Of course, then the transition to the third dimension reared its head, and Nintendo was forced to smoothly iterate on their popular franchises while also redefining what it meant to control their protagonists in a 3D space. While Ocarina of Time has branching moments, it is more linear than the previous entries. Character progression is available, though more limited and, in some cases, necessary for story progression. While a masterpiece of the era and still widely considered one of the best video games of all time, it set a precedent for some trends that would depart from the traditions of Zelda.

As the series progressed, an emphasis on size and scope would remain, whether through the vast ocean of Wind Waker, or the "upgraded" Ocarina Hyrule of Twilight Princess- at least, that seemed to be the case, until Skyward Sword made a rather daring attempt to change the formula.
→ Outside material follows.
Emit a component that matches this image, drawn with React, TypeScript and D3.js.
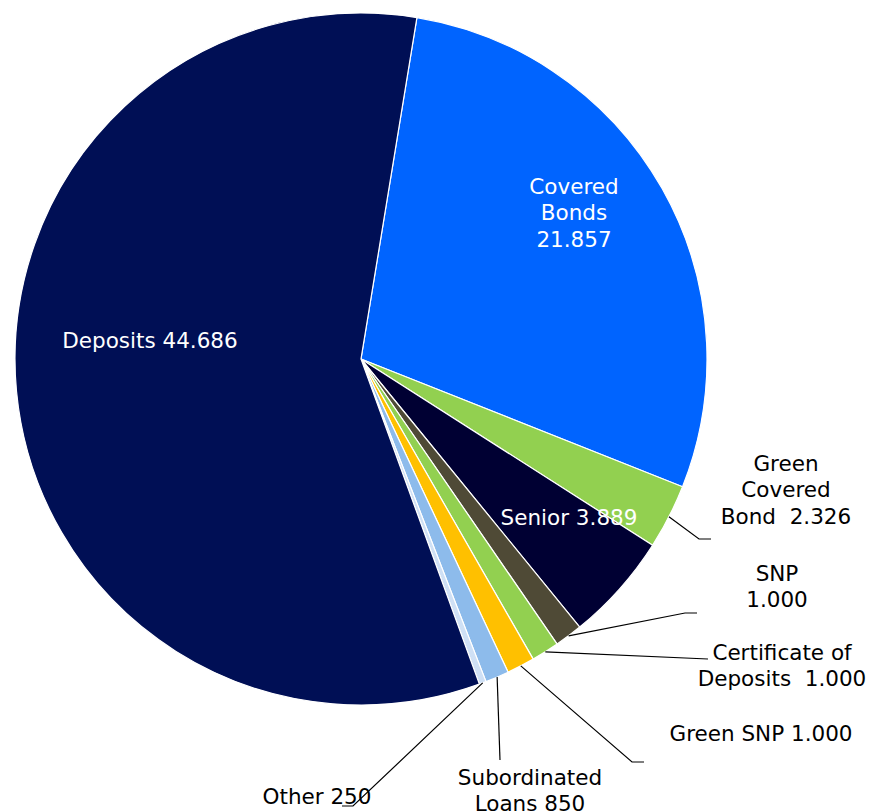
import React from "react";
import * as d3 from "d3";

const categories = [
  "Covered Bonds",
  "Green Covered Bond",
  "Senior",
  "SNP",
  "Certificate of Deposits",
  "Green SNP",
  "Subordinated Loans",
  "Other",
  "Deposits",
];
const values = [21857, 2326, 3889, 1000, 1000, 1000, 850, 250, 44686];
const labelLines = [
  ["Covered", "Bonds", "21.857"],
  ["Green", "Covered", "Bond  2.326"],
  ["Senior 3.889"],
  ["SNP", "1.000"],
  ["Certificate of", "Deposits  1.000"],
  ["Green SNP 1.000"],
  ["Subordinated", "Loans 850"],
  ["Other 250"],
  ["Deposits 44.686"],
];
const colors = [
  "#0064FF",
  "#92D050",
  "#000033",
  "#4F4A36",
  "#92D050",
  "#FFC000",
  "#8DBBEB",
  "#CFE0F5",
  "#000F55",
];

// layout: label centre x, first line centre y, text colour, leader elbow/end (null = inside)
const layout = [
  { x: 574, y: 186, fill: "#fff", leader: null },
  { x: 786, y: 463, fill: "#000", leader: [[699, 539], [711, 539]] },
  { x: 569, y: 517, fill: "#fff", leader: null },
  { x: 777, y: 573, fill: "#000", leader: [[685, 613], [697, 613]] },
  { x: 782, y: 652, fill: "#000", leader: [[708, 659]] },
  { x: 761, y: 733, fill: "#000", leader: [[632, 762], [644, 762]] },
  { x: 530, y: 777, fill: "#000", leader: [[500, 760]] },
  { x: 317, y: 796, fill: "#000", leader: [[353, 806], [342, 806]] },
  { x: 150, y: 340, fill: "#fff", leader: null },
];

const W = 869;
const H = 811;
const cx = 361;
const cy = 359;
const R = 346;
const lineH = 26.5;
const startDeg = 9.3;

export default function App() {
  const data = categories.map((c, i) => ({ c, v: values[i], i }));
  const pie = d3
    .pie<any>()
    .value((d) => d.v)
    .sort(null)
    .startAngle((startDeg * Math.PI) / 180)
    .endAngle((startDeg * Math.PI) / 180 + 2 * Math.PI);
  const arcs = pie(data);
  const arc = d3.arc<any>().innerRadius(0).outerRadius(R);

  return (
    <svg
      width={W}
      height={H}
      style={{ position: "absolute", left: 0, top: 0, background: "#fff" }}
      fontFamily="'DejaVu Sans', Verdana, sans-serif"
      fontSize={21.5}
    >
      <g transform={`translate(${cx},${cy})`}>
        {arcs.map((a, i) => (
          <path
            key={i}
            d={arc(a) as string}
            fill={colors[i]}
            stroke="#fff"
            strokeWidth={1.2}
          />
        ))}
      </g>
      {arcs.map((a, i) => {
        const L = layout[i];
        if (!L.leader) return null;
        const mid = (a.startAngle + a.endAngle) / 2;
        const sx = cx + R * Math.sin(mid);
        const sy = cy - R * Math.cos(mid);
        const pts = [[sx, sy], ...L.leader];
        return (
          <polyline
            key={"l" + i}
            points={pts.map((p) => p.join(",")).join(" ")}
            fill="none"
            stroke="#000"
            strokeWidth={1.2}
          />
        );
      })}
      {labelLines.map((lines, i) => {
        const L = layout[i];
        return (
          <text
            key={"t" + i}
            textAnchor="middle"
            fill={L.fill}
            style={{ whiteSpace: "pre" }}
          >
            {lines.map((ln, j) => (
              <tspan
                key={j}
                x={L.x}
                y={L.y + j * lineH}
                dominantBaseline="central"
              >
                {ln}
              </tspan>
            ))}
          </text>
        );
      })}
    </svg>
  );
}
While Ocarina of Time certainly deserves equal levels of analysis, Skyward Sword contains enough stark contrasts that it requires its own segment in this article.

What Defines Skyward Sword:

This title, for better or worse, can be considered a truly transitory experience, in terms of new mechanics introduced, and the evolution towards Breath of the Wild. Its motion-centric design was the standout inclusion, but there were a number of additional features that have made their way into the Wii U installment. Stamina and sprinting play a key role in Skyward Sword, as does the durability of shields. Collection of enemy materials also makes an appearance, and minor stealth elements and interactive features regarding enemies are a highlight. The major difference between Skyward Sword and the Zelda titles that immediately precede and follow is its reuse of areas in order to lengthen gameplay time. Dungeons have large amounts of mandatory quests in between them, which was not as damnable in Twilight Princess because of its scale and variety of location. Skyward Sword also focused on duels and equipping oneself properly, and had an extremely large amount of in-game text.
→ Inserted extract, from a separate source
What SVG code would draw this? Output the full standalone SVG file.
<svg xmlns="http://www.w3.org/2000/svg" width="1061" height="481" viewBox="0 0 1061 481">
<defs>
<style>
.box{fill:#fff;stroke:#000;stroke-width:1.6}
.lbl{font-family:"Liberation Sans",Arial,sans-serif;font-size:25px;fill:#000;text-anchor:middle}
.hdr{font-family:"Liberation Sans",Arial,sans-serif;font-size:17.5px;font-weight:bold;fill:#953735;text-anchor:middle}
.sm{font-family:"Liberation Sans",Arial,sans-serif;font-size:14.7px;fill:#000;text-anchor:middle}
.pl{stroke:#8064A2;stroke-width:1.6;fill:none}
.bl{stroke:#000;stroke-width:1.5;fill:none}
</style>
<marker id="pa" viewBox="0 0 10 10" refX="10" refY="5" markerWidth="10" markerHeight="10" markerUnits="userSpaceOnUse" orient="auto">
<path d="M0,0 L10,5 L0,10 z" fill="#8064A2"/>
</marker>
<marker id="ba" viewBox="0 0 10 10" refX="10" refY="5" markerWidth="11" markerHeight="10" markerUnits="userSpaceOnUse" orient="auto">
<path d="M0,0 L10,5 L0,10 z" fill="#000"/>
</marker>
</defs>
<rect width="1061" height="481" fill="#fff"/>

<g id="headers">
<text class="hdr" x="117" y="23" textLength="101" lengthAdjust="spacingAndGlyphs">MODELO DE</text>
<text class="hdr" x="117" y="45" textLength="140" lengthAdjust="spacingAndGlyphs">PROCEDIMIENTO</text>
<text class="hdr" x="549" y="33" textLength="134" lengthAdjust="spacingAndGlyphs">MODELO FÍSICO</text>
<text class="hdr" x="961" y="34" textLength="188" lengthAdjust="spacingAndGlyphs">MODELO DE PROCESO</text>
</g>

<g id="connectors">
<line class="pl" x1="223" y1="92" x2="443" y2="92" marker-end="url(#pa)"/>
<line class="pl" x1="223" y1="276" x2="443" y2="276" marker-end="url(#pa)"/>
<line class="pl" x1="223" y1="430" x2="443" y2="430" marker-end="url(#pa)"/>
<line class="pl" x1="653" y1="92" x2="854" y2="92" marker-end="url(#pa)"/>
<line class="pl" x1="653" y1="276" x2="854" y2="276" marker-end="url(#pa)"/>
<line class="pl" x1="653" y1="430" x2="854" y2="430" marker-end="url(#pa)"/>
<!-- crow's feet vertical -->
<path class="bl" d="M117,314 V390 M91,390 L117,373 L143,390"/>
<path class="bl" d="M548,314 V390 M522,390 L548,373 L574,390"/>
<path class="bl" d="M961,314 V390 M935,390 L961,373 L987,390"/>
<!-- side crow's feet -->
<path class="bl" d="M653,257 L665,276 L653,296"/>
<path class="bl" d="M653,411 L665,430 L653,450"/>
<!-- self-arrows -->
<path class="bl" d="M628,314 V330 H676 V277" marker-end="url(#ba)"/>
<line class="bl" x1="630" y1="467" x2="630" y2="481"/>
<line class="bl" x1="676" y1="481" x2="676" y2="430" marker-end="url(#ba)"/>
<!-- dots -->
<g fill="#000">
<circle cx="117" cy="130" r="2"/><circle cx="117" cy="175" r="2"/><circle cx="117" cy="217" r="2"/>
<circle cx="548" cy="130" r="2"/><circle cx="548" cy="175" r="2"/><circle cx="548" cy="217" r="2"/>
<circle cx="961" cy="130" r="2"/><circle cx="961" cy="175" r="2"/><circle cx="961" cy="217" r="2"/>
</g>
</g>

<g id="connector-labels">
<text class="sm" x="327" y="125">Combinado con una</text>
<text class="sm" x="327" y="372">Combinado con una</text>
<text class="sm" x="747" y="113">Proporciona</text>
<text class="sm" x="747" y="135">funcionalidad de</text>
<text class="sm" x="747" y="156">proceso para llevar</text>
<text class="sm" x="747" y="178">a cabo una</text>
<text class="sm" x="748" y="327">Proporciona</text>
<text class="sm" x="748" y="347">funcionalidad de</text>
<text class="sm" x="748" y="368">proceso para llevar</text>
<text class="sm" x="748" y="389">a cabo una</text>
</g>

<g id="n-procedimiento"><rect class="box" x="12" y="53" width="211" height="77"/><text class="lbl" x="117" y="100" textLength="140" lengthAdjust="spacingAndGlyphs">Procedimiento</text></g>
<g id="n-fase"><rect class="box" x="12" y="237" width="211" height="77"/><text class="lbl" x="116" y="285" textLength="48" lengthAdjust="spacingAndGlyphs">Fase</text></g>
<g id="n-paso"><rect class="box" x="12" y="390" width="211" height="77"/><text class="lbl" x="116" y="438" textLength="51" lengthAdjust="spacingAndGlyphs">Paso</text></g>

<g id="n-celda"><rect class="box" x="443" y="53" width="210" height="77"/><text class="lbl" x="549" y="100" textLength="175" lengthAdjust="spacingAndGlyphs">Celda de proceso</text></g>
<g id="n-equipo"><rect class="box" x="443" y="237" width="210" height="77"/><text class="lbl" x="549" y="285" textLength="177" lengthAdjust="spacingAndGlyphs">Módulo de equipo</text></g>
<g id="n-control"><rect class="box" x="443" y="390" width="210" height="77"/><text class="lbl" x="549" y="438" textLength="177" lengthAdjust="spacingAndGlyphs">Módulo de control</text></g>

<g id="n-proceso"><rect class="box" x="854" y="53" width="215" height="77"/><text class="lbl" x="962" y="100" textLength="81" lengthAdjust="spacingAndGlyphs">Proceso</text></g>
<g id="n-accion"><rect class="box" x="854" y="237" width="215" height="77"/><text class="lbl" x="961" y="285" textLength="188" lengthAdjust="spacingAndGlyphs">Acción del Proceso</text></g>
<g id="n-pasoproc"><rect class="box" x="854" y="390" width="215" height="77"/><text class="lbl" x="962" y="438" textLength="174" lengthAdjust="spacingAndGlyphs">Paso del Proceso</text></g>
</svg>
This is not to say that Skyward Sword is a bad game- in fact, I have a great fondness for the title, myself. But the central focus of the game was its control scheme, without a doubt, and other areas were less-defined, or overly explained, because of this. But while Skyward Sword seemed like a traditional Zelda title with a more concentrated scope, Breath of the Wild is certainly the opposite.
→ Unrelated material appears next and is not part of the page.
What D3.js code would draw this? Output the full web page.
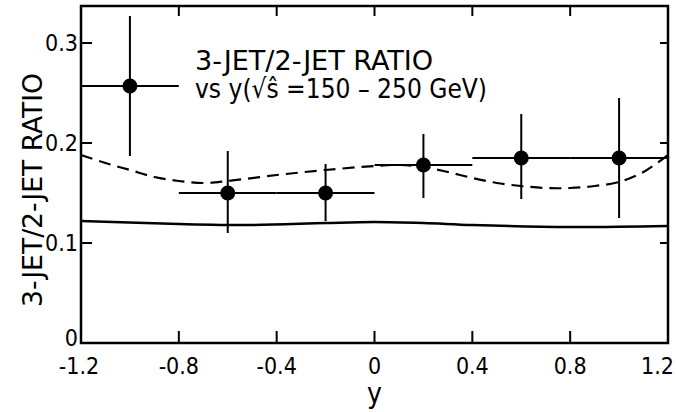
<!DOCTYPE html>
<html>
<head>
<meta charset="utf-8">
<script src="https://cdn.jsdelivr.net/npm/d3@7"></script>
<style>
  body { margin: 0; background: #fff; }
  svg { display: block; }
  text { fill: #000; font-family: "DejaVu Sans Condensed", "Liberation Sans Narrow", sans-serif; }
</style>
</head>
<body>
<div id="chart"></div>
<script>
// data points (rapidity bin centre, ratio, errors)
var binY = [-1.0, -0.6, -0.2, 0.2, 0.6, 1.0];
var binHalf = [0.2, 0.2, 0.2, 0.2, 0.2, 0.2];
var ratio = [0.257, 0.150, 0.150, 0.178, 0.185, 0.185];
var errUp = [0.327, 0.192, 0.179, 0.209, 0.229, 0.245];
var errDown = [0.187, 0.110, 0.122, 0.145, 0.144, 0.125];

// theory curves
var dashX = [-1.2, -1.1, -1.0, -0.9, -0.8, -0.7, -0.6, -0.4, -0.2, 0, 0.1, 0.2, 0.3, 0.4, 0.5, 0.6, 0.7, 0.8, 0.9, 1.0, 1.1, 1.2];
var dashV = [0.188, 0.180, 0.173, 0.166, 0.162, 0.160, 0.162, 0.168, 0.173, 0.177, 0.178, 0.176, 0.171, 0.165, 0.160, 0.157, 0.155, 0.155, 0.157, 0.161, 0.171, 0.188];
var solidX = [-1.2, -0.8, -0.5, -0.2, 0, 0.2, 0.4, 0.8, 1.2];
var solidV = [0.122, 0.119, 0.118, 0.120, 0.121, 0.120, 0.118, 0.116, 0.117];

var xTicks = [-1.2, -0.8, -0.4, 0, 0.4, 0.8, 1.2];
var xTickLabels = ["-1.2", "-0.8", "-0.4", "0", "0.4", "0.8", "1.2"];
var yTicks = [0, 0.1, 0.2, 0.3];
var yTickLabels = ["0", "0.1", "0.2", "0.3"];

var svgWidth = 676;
var svgHeight = 412;
var margin = { top: 6, right: 8, bottom: 69, left: 81 };
var width = svgWidth - margin.left - margin.right;
var height = svgHeight - margin.top - margin.bottom;

var svg = d3.select("#chart").append("svg")
  .attr("width", svgWidth)
  .attr("height", svgHeight);

var g = svg.append("g")
  .attr("transform", `translate(${margin.left}, ${margin.top})`);

var x = d3.scaleLinear().domain([-1.2, 1.2]).range([0, width]);
var y = d3.scaleLinear().domain([0, 0.337]).range([height, 0]);

// frame
g.append("rect")
  .attr("width", width)
  .attr("height", height)
  .attr("fill", "none")
  .attr("stroke", "#000")
  .attr("stroke-width", 2.5);

// inner ticks on all four sides
var inner = xTicks.slice(1, -1);
g.selectAll(".tb").data(inner).enter().append("line")
  .attr("x1", d => x(d)).attr("x2", d => x(d))
  .attr("y1", height).attr("y2", height - 12)
  .attr("stroke", "#000").attr("stroke-width", 2);
g.selectAll(".tt").data(inner).enter().append("line")
  .attr("x1", d => x(d)).attr("x2", d => x(d))
  .attr("y1", 0).attr("y2", 10)
  .attr("stroke", "#000").attr("stroke-width", 2);
var yInner = yTicks.slice(1);
g.selectAll(".tl").data(yInner).enter().append("line")
  .attr("x1", 0).attr("x2", 11)
  .attr("y1", d => y(d)).attr("y2", d => y(d))
  .attr("stroke", "#000").attr("stroke-width", 2);
g.selectAll(".tr").data(yInner).enter().append("line")
  .attr("x1", width).attr("x2", width - 8)
  .attr("y1", d => y(d)).attr("y2", d => y(d))
  .attr("stroke", "#000").attr("stroke-width", 2);

// tick labels
var lastX = xTicks.length - 1;
g.selectAll(".xl").data(xTicks).enter().append("text")
  .attr("x", (d, i) => i === lastX ? width + 6 : x(d) - (i === 0 ? 2 : 0))
  .attr("y", height + 31)
  .attr("text-anchor", (d, i) => i === lastX ? "end" : "middle")
  .attr("font-size", 23)
  .text((d, i) => xTickLabels[i]);

g.selectAll(".yl").data(yTicks).enter().append("text")
  .attr("x", -3)
  .attr("y", d => y(d))
  .attr("dy", d => d === 0 ? "0.15em" : "0.35em")
  .attr("text-anchor", "end")
  .attr("font-size", 23)
  .text((d, i) => yTickLabels[i]);

// axis titles
g.append("text")
  .attr("x", x(0))
  .attr("y", height + 60)
  .attr("text-anchor", "middle")
  .attr("font-size", 28)
  .text("y");

g.append("text")
  .attr("transform", `translate(${-39}, ${190 - margin.top}) rotate(-90)`)
  .attr("text-anchor", "middle")
  .attr("font-size", 27)
  .attr("textLength", 234)
  .attr("lengthAdjust", "spacingAndGlyphs")
  .text("3-JET/2-JET RATIO");

// annotation
g.append("text")
  .attr("x", 114).attr("y", 64)
  .attr("font-size", 27)
  .attr("textLength", 238)
  .attr("lengthAdjust", "spacingAndGlyphs")
  .text("3-JET/2-JET RATIO");
g.append("text")
  .attr("x", 114).attr("y", 92)
  .attr("font-size", 27)
  .attr("textLength", 292)
  .attr("lengthAdjust", "spacingAndGlyphs")
  .text("vs y(√ŝ =150 – 250 GeV)");

// theory curves
var line = d3.line()
  .x(d => x(d[0]))
  .y(d => y(d[1]))
  .curve(d3.curveCatmullRom);

g.append("path")
  .datum(dashX.map((d, i) => [d, dashV[i]]))
  .attr("d", line)
  .attr("fill", "none")
  .attr("stroke", "#000")
  .attr("stroke-width", 2.2)
  .attr("stroke-dasharray", "12,7");

g.append("path")
  .datum(solidX.map((d, i) => [d, solidV[i]]))
  .attr("d", line)
  .attr("fill", "none")
  .attr("stroke", "#000")
  .attr("stroke-width", 2.5);

// data with error bars
var pts = g.selectAll(".pt").data(binY).enter().append("g");
pts.append("line")
  .attr("x1", (d, i) => x(d - binHalf[i]))
  .attr("x2", (d, i) => x(d + binHalf[i]))
  .attr("y1", (d, i) => y(ratio[i]))
  .attr("y2", (d, i) => y(ratio[i]))
  .attr("stroke", "#000").attr("stroke-width", 2);
pts.append("line")
  .attr("x1", d => x(d)).attr("x2", d => x(d))
  .attr("y1", (d, i) => y(errUp[i]))
  .attr("y2", (d, i) => y(errDown[i]))
  .attr("stroke", "#000").attr("stroke-width", 2);
pts.append("circle")
  .attr("cx", d => x(d))
  .attr("cy", (d, i) => y(ratio[i]))
  .attr("r", 7.5)
  .attr("fill", "#000");
</script>
</body>
</html>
What Defines Breath of the Wild:

There are traditional visual elements in Breath of the Wild that make it instantly familiar to Zelda fans- the usage of hearts, the L-targeting system, distinctive landmarks and characters. Not only that, but its design hearkens back to the design of the original Zelda, as well as the non-linear A Link Between Worlds. However, its lack of hearts present in fields (and as recovery), the importance of selling materials for currency, and durability on even the most basic weapons set this title drastically apart from its predecessors.

With the inclusion of enemy hit points, weapon choice, and and open-world setting, is Breath of the Wild more of an RPG than it is an "Open-Air Adventure"? Well, from what we've seen of the title's survival elements, it appears free, statistic-based, and player-oriented- all elements that are relatively unseen from previous Zelda titles. But again, the inclusion of shrines and dungeons also changes things somewhat, or rather, keeps an important element constant. Puzzle-solving mechanics have become a staple of the series since Ocarina of Time and Link's Awakening, and this game seems to celebrate both the core of the original entry and the conventions of the 3D entries.

A poignant comparison to make with Breath of the Wild might be Metal Gear Solid V, in which open-world and free-choice were a key focus, as well as interactive elements. This seems to be the design philosophy for Japanese developers in regards to open-world games, and its exciting to see even Nintendo joining in on the effort. Since we know very little about the story, dungeons, and non-player-character interaction in Breath of the Wild, we can only eagerly await more information on what will certainly be a defining entrant in the Legend of Zelda series, and perhaps one of Nintendo's most exciting titles in a long time.